Day Two Summary
Day 2: Morning
Taking stock of things the next morning: what I’d made so far didn’t do much of anything. I had about 18 hours left to change that. Day two of LD is when you feel the pressure, and where you realise you need to cut corners!
Day two began by writing the combat system, and making sure I kept it super simple: Projectiles, Attack Cooldown, Hitpoints, Damage, Death. Units could now attack, and follow their attack orders. This felt like a monumental bit of progress!
I decided against drawing projectiles. Having to make those projectile sprites, and render them, including rotating the rangers’ arrows to fly in the right direction — it just felt like it would be unnecessary work, when projectiles could be represented by particles instead. I was planning to add a particle system anyway, to represent units’ bloody deaths, smoke from the cannons, and the sorceress’ fireballs. All projectiles could be done with the particle system to keep things simpler.

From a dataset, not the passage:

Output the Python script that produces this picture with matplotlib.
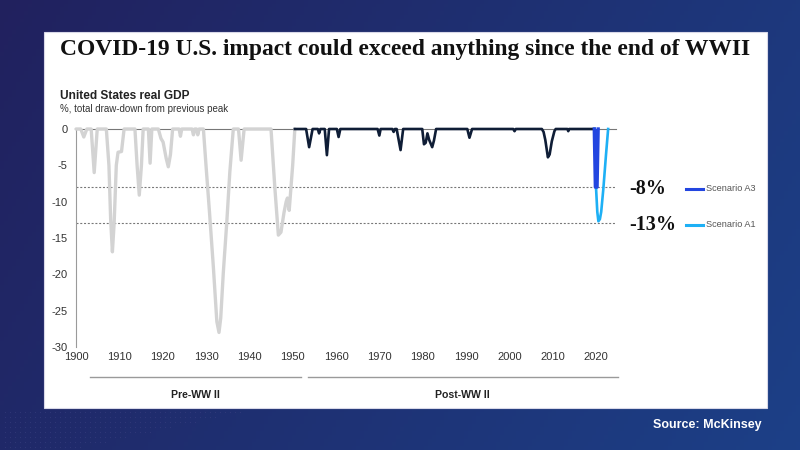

But that was a task for later in the day…
Day 2: Afternoon
Before doing particles I wanted to get something more urgent out of the way: to make the buildings functional. I needed to be being able to purchase units and upgrades.
Normally in RTS games, it takes time to “train” units. But if I did it this way, it would have meant attaching timers to buildings; keeping track of cost and food usage during training; being able to cancel training and recoup costs; having a progress bar in the HUD; and what happens if a building is destroyed while something is being trained? and how will units in the process of being trained be seen by the CPU AI? etc etc… Too much to implement! So to simplify things I decided that all purchases would be instant. Another corner cut.
The particle system came after this, adding blood and smoke and fire effects. Then adding sound effects to the combat.
Throughout the day I had been expanding the stats of the different character classes too. Giving them each unique values for hitpoints, damage, attack cooldown, movement speed, etc.
Day 2: Evening
Writing the CPU AI was a big task that both excited me and terrified me! For if I failed at this, then the game would not be a challenge. Having thought about RTS AIs previously, I had a fair idea how I was going to do this.
I was actually surprised how quick the AI was to code, and how effective it was! The computer played me at my own game, and it won!
Day 2: Night
As it came into the last few hours, my game was coming together nicely. It had a lot of rough corners, a few bits that didn’t work right, and there were features that I knew I wouldn’t have time to add, but the basic game was there, and it had an AI that beat me once!
I knew there was no time left to add any more big features. No time to add base construction, sadly. I spent much of the remaining time making the game presentable, and fixing some annoying bugs:
- There were random units that wouldn’t die. — Wrong limits in clean-up function.
- There were idle units that suddenly decided to go for a walk to the top of the screen — An Auto-attack sometimes failed to expire, despite the targeted unit having died.
- Getting command buttons when selecting enemy units — Required an ownership check.
- The command buttons sometimes going wrong if a selected unit died — Need to rebuild the command buttons when a selected unit dies.
- Other stuff like this
I did have time to add a handful of small things however, including:
- HP bars, toggled with the caps-lock key.
- Casting orders for the sorceress and cleric, although only two of the six spells were added.
- Began adding keyboard shortcuts for orders, although only time to do the main attack/move orders.
- Made a little title screen using the (otherwise unused) harvesting animation for the worker pigs.
- Tweaked the costs+stats of the character classes, to make the game better balanced, and rearranged the buildings more logically.
And that was my Ludum Dare 29 weekend!